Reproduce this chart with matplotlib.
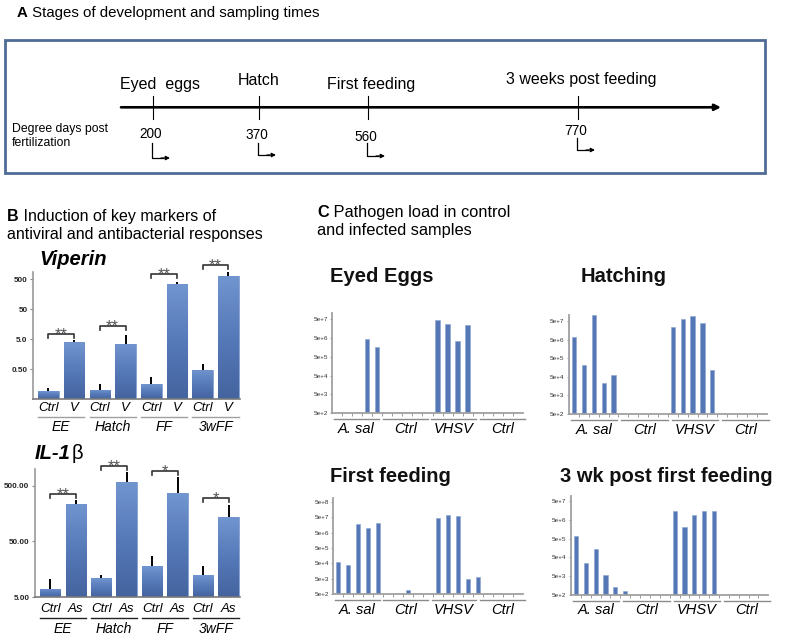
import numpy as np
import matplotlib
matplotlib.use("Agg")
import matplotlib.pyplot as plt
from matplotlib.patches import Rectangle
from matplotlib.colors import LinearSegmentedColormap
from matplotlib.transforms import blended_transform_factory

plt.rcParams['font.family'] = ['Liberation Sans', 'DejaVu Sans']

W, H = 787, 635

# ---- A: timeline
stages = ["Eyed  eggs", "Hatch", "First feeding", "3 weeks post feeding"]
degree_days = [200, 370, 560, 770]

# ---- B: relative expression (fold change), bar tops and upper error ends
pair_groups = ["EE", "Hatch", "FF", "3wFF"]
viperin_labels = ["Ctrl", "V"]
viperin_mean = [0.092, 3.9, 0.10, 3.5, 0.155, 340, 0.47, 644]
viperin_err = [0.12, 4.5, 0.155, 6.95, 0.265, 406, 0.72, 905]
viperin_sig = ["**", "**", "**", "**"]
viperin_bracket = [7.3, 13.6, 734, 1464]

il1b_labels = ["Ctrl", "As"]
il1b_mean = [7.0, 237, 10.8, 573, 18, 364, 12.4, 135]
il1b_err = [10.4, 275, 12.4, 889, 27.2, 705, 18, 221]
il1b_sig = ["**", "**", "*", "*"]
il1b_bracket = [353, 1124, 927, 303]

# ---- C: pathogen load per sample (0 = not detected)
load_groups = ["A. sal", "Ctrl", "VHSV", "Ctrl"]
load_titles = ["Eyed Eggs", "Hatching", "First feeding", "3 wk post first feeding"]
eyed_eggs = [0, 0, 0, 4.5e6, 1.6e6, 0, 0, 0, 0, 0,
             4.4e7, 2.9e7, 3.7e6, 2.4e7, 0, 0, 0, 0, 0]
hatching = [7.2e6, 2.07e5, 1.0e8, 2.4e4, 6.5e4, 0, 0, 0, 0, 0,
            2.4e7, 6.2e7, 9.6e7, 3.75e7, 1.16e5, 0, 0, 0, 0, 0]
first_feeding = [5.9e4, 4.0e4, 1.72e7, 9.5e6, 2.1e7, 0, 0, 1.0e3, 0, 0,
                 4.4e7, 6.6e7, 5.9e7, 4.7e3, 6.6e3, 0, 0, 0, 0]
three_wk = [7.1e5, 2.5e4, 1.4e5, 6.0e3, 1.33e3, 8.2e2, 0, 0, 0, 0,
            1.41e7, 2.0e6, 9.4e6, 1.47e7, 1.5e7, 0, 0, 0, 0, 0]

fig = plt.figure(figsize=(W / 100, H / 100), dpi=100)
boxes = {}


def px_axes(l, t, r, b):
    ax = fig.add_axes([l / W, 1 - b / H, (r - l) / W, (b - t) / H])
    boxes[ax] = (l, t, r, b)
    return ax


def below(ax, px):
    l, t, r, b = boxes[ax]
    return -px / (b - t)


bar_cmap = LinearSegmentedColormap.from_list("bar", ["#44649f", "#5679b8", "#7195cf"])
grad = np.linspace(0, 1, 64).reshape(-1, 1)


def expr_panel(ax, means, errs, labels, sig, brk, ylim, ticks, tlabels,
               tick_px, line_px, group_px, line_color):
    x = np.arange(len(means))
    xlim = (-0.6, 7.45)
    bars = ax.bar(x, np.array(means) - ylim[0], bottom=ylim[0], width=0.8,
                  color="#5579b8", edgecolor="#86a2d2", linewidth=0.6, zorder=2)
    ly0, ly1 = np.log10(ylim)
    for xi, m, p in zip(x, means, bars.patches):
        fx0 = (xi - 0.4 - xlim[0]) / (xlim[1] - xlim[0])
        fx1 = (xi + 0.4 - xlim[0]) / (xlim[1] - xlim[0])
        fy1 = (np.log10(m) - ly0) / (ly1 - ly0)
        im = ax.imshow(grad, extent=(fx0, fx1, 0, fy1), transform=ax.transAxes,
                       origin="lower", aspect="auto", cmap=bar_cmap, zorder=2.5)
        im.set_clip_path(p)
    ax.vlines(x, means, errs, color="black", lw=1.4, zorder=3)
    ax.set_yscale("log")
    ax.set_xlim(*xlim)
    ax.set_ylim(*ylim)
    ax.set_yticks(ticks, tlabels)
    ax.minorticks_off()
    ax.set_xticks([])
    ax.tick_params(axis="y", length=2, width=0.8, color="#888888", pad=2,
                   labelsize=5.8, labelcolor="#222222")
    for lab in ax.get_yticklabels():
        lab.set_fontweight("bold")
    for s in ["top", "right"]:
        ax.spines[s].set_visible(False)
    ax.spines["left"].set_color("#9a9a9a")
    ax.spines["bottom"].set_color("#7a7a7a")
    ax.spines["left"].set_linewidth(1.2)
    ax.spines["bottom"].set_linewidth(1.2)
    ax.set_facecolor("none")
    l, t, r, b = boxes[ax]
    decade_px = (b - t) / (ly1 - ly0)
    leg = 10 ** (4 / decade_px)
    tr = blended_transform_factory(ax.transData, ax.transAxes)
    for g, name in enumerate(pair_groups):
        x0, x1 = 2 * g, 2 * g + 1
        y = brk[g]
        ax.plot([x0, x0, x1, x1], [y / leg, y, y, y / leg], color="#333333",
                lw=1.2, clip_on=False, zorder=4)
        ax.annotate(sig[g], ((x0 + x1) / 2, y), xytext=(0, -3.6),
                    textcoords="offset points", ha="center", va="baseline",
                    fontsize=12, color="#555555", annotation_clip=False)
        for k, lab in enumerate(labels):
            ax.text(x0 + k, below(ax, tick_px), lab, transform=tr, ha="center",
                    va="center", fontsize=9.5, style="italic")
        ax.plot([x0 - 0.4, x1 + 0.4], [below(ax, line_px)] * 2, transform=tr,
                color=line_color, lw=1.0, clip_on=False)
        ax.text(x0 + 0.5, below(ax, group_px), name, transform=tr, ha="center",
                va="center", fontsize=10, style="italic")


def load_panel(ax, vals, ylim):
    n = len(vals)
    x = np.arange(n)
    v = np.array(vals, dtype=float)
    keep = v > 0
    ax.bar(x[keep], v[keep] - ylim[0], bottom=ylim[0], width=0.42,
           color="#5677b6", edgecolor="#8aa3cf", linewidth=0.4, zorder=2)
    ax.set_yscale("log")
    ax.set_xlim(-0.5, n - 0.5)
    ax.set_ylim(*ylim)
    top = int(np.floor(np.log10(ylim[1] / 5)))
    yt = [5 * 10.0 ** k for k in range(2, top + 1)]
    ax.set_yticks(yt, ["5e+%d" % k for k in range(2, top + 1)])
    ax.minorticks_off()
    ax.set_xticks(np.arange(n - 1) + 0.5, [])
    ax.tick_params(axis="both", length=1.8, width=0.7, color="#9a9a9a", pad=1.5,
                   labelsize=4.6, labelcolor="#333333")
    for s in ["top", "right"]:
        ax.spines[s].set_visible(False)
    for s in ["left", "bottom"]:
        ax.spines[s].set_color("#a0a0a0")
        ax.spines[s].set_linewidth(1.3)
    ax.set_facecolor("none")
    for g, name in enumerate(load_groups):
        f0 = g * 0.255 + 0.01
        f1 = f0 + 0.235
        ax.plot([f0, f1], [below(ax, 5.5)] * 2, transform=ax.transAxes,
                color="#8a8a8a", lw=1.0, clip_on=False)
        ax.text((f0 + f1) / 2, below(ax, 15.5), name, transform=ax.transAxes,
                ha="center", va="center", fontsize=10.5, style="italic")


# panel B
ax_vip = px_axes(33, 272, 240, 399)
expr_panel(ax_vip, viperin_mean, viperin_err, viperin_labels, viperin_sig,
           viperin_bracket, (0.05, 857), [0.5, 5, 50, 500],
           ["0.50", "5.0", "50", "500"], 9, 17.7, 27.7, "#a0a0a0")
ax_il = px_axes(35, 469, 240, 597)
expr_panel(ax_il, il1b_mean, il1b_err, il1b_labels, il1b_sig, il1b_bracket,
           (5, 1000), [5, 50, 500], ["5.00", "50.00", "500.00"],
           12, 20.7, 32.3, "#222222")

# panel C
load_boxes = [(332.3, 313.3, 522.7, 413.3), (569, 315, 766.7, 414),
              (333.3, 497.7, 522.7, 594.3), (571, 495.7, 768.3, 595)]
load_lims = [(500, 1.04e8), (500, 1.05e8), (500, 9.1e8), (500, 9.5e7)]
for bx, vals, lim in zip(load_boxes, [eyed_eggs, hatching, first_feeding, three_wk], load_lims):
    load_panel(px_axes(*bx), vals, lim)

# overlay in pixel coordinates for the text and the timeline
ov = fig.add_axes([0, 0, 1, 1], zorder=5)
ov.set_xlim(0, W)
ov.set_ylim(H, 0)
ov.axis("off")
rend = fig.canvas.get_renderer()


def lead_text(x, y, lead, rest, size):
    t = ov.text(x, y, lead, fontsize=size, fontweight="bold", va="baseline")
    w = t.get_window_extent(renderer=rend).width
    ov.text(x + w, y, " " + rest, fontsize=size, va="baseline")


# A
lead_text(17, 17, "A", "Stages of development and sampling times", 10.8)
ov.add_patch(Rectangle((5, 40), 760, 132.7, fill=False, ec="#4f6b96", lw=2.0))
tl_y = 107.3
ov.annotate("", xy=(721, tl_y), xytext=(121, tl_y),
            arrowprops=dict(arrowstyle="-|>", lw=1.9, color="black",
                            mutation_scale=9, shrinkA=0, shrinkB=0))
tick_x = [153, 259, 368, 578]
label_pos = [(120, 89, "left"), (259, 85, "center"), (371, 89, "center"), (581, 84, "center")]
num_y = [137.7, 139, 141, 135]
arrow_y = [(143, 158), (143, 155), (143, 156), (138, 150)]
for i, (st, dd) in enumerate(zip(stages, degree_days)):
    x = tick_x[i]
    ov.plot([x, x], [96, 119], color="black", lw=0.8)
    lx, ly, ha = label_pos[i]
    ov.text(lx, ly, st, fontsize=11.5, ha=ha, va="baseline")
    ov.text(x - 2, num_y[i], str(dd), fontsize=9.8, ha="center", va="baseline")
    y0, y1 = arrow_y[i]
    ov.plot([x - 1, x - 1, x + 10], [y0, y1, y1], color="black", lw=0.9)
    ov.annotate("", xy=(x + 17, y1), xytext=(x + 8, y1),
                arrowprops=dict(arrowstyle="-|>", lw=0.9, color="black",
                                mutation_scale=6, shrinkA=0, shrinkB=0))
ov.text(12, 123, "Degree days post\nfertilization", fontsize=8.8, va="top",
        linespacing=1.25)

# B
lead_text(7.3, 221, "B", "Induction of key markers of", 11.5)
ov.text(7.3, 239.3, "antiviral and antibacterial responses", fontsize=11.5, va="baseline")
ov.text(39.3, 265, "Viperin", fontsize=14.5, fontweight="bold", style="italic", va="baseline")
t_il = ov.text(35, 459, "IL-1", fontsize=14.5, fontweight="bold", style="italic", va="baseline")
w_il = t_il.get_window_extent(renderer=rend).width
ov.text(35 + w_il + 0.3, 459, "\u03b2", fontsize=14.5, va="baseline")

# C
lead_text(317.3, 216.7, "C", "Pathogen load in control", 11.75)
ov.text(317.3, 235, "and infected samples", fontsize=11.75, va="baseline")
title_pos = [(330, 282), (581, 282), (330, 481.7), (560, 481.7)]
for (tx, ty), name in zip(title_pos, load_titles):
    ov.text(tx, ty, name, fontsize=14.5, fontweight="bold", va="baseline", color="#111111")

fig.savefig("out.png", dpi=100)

######

**Exercise task**. From the first line of the listing above, repeat every line through the one holding "from matplotlib.transforms import". Both ends count, and pictures stay out.

**Reply to the task**.
Reproduce this chart with matplotlib.
import numpy as np
import matplotlib
matplotlib.use("Agg")
import matplotlib.pyplot as plt
from matplotlib.patches import Rectangle
from matplotlib.colors import LinearSegmentedColormap
from matplotlib.transforms import blended_transform_factory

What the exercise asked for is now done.